Payne's work is thought provoking at least - philosophy altering at best. The supposition is that American society, public schools included, operates on middle class mores and norms - exclusive of upper and lower social classes. Payne purports that many students are not achieving, or even surviving, academically because they are expected to know and embrace middle class behaviors, yet have been raised with differing values and mindsets. Full of "aha" moments for teachers working with impoverished students, Payne's work exposes the fundamentals of unfamiliar behaviors that middle class teachers find baffling. As a teacher's understanding of language registers, hidden rules and support resources grow, so, too, does her understanding of her students - past, present, and future.

Daily, students are plucked from homes subsisting in generational poverty and plopped into schools functioning according to middle class rules. To better understand the disequilibrium created by crossing social boundaries, Payne offers a "little quiz" about surviving in the various social classes. This creates a monumental reference point as teachers contemplate poor students trying to function in a "middle class world" using their own rules.

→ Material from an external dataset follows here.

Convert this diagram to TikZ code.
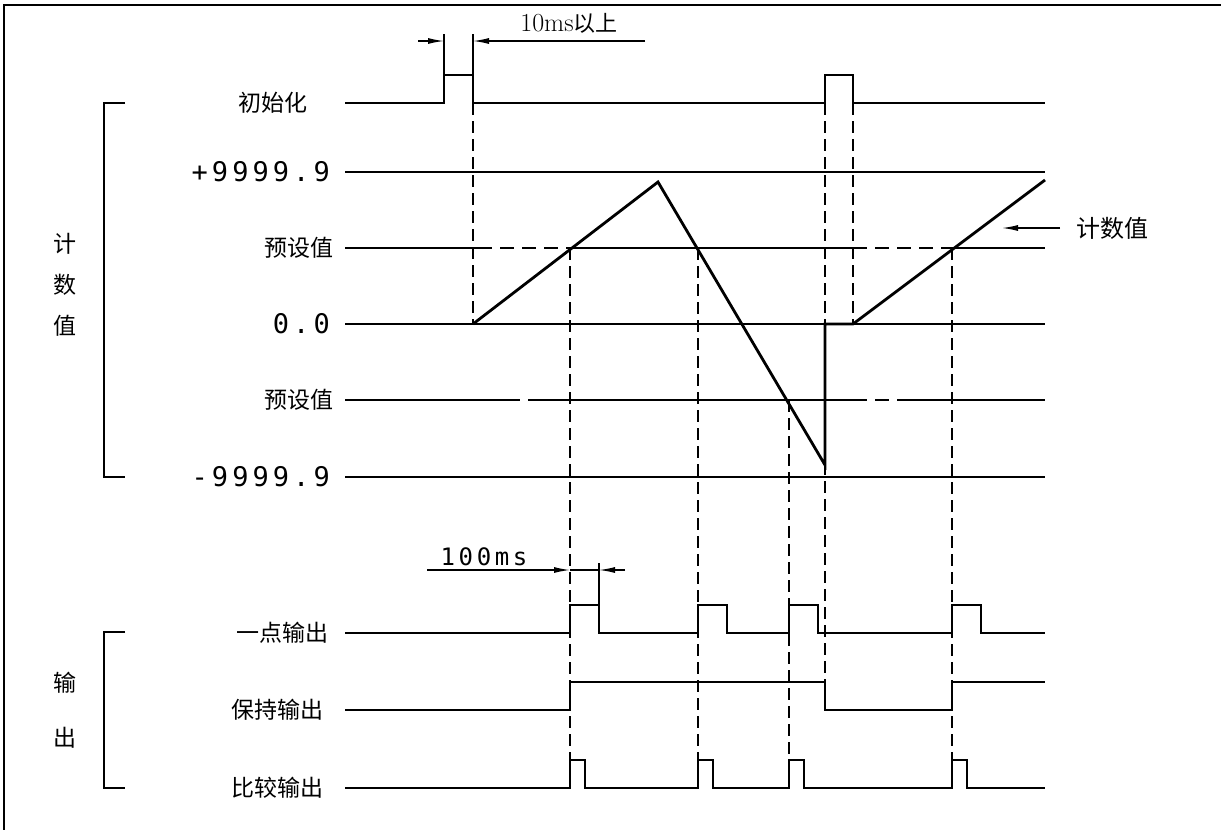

Payne's book does not advocate or even propose that educators should attempt to change the social class of students; rather, she asserts that through understanding and specific instructional practices, teachers can empower students to choose behaviors and responses appropriately and discriminately. Payne describes why and how teachers should build meaningful relationships with students from poverty. Payne explains the importance of and techniques for teaching skills typically not taught at home. Payne emphasizes that educators must teach the hidden rules to low income students. When teachers understand generational poverty and its impact on student achievement, they are able to empower students with the skills necessary to operate effectively across social boundaries.

 

Methods that Matter: Six Structures for Best Practice Classrooms
By Harvey Daniels and Marilyn Bizar
Stenhouse Publishing/259 pages/1998

"Genuine Best Practice embraces certain educational ideas and activities, while clearly ruling others out. It has a deep basis in research, in the study of child development and learning, in the history and philosophy of American education. Best Practice, under other older names, has a long and distinguished pedigree and is manifested through a limited and distinctive set of classroom practices (2)."

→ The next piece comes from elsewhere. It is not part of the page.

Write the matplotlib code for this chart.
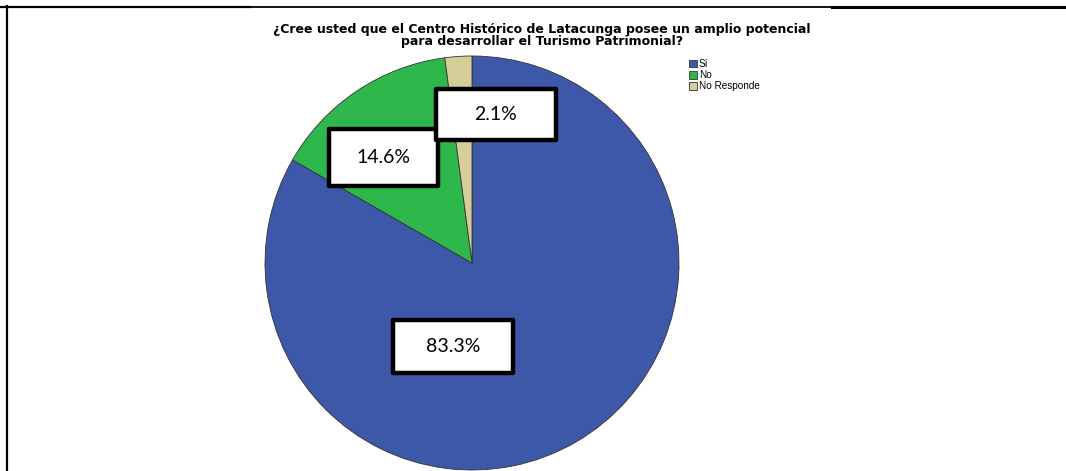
import numpy as np
import matplotlib.pyplot as plt
from matplotlib.patches import Rectangle, Patch
from matplotlib.lines import Line2D

# data
categorias = ['Sí', 'No', 'No Responde']
porcentajes = [83.3, 14.6, 2.1]
etiquetas = ['83.3%', '14.6%', '2.1%']
colores = ['#3d58a8', '#2eb84b', '#d4cf98']
titulo = ('¿Cree usted que el Centro Histórico de Latacunga posee un amplio potencial\n'
          'para desarrollar el Turismo Patrimonial?')

W, H = 1066, 471
fig = plt.figure(figsize=(W / 100, H / 100), dpi=100)

# pie center / radius in pixels
cx, cy, r = 472, 263, 207
ax = fig.add_axes([(cx - r) / W, (H - cy - r) / H, 2 * r / W, 2 * r / H])
ax.pie(porcentajes, colors=colores, startangle=90, counterclock=False,
       radius=1, wedgeprops=dict(edgecolor='#333333', linewidth=0.6))
ax.set_xlim(-1, 1)
ax.set_ylim(-1, 1)
ax.set_aspect('equal')
ax.axis('off')

# label boxes (pixel boxes: left, top, right, bottom)
cajas = [(393, 320, 513, 373), (329, 129, 438, 186), (436, 89, 556, 140)]
for txt, (x0, y0, x1, y1) in zip(etiquetas, cajas):
    dx0, dx1 = (x0 - cx) / r, (x1 - cx) / r
    dy0, dy1 = (cy - y1) / r, (cy - y0) / r
    ax.add_patch(Rectangle((dx0, dy0), dx1 - dx0, dy1 - dy0, facecolor='white',
                           edgecolor='black', linewidth=3.2, clip_on=False,
                           joinstyle='round', zorder=5))
    ax.text((dx0 + dx1) / 2, (dy0 + dy1) / 2, txt, ha='center', va='center',
            fontsize=14, family='Lato', zorder=6)

# title
fig.text(542 / W, 1 - 23 / H, titulo, ha='center', va='top', fontsize=9,
         fontweight='bold', family='DejaVu Sans', linespacing=0.92)

# legend
handles = [Patch(facecolor=c, edgecolor='#333333', linewidth=0.6) for c in colores]
fig.legend(handles, categorias, loc='upper left', bbox_to_anchor=(689 / W, 1 - 59 / H),
           frameon=False, prop=dict(family='Liberation Sans', size=7.2),
           handlelength=0.8, handleheight=0.8, handletextpad=0.2,
           labelspacing=0.12, borderpad=0, borderaxespad=0)

# frame lines of the page
fig.add_artist(Line2D([0, 1], [1 - 7 / H, 1 - 7 / H], color='black', lw=1.3,
                      transform=fig.transFigure))
fig.add_artist(Line2D([0, 250 / W], [1 - 7 / H, 1 - 7 / H], color='black', lw=1.6,
                      transform=fig.transFigure))
fig.add_artist(Line2D([832 / W, 1], [1 - 7 / H, 1 - 7 / H], color='black', lw=2.2,
                      transform=fig.transFigure))
fig.add_artist(Line2D([7 / W, 7 / W], [0, 1 - 6 / H], color='black', lw=1.6,
                      transform=fig.transFigure))

fig.savefig('out.png', dpi=100)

Thus reads a portion of the introduction to Methods that Matter, one of the latest writings to emerge from the Best Practices movement. Need a good reason to read yet another methods book? Well, perhaps one of the strongest reasons to read this book is that it actually comes from former public school teachers - the authors presently teach at the Center for City Schools of National-Louis University in Chicago.

Rather than simply prescribe what teachers should be doing in the classroom, Bizar and Daniels spent considerable time researching and contemplating what was and was not happening in the most effective classrooms. They then eliminated the rigmarole to recommend six methods that effective teachers use to create student-centered, authentic, challenging classrooms.

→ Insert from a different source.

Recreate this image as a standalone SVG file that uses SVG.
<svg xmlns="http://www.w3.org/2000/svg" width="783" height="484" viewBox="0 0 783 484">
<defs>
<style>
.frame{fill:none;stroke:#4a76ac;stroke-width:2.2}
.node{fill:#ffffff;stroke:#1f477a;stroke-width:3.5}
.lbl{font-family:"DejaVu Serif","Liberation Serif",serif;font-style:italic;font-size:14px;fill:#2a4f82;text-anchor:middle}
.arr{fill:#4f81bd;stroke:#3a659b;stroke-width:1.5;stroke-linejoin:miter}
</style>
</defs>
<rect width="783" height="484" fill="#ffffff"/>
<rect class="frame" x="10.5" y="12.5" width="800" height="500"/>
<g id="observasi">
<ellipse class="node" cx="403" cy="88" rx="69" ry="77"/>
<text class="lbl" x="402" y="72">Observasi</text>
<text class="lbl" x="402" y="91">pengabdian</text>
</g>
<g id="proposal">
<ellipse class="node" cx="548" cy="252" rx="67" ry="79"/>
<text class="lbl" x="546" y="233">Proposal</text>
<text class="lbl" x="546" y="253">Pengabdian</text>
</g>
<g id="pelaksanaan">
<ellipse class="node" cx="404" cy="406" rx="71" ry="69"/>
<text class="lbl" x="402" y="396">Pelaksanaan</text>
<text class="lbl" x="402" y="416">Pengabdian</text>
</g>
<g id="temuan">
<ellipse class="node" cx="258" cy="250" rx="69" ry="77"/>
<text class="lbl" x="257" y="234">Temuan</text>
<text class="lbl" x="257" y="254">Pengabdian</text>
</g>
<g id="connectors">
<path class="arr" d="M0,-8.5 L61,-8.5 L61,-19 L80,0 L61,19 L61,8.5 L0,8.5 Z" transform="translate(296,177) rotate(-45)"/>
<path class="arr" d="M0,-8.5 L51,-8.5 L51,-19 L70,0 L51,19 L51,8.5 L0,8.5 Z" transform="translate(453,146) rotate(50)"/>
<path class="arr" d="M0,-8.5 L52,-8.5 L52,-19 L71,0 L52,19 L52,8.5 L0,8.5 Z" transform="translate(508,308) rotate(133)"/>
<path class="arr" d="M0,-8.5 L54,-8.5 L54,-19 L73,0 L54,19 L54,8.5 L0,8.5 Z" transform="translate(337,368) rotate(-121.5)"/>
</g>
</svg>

Following the introductory chapter, each subsequent chapter deals with one of the six methods fundamental to effective classroom practices: (1) integrative units, (2) small group activities, (3) representing to learn, (4) classroom workshop, (5) authentic experiences, and (6) reflective assessment. Each chapter is rich with anecdotal notes and teacher-authored illustrations that cross curriculum and grade levels.

Sensible and authentic, this book boils down excess theory, leaving teachers with sound philosophy and practical applications of essential methods- with no stone unturned. Including issues such as time management, instruction, materials, and last but not least, students - this book covers how to organize a Best Practices classroom.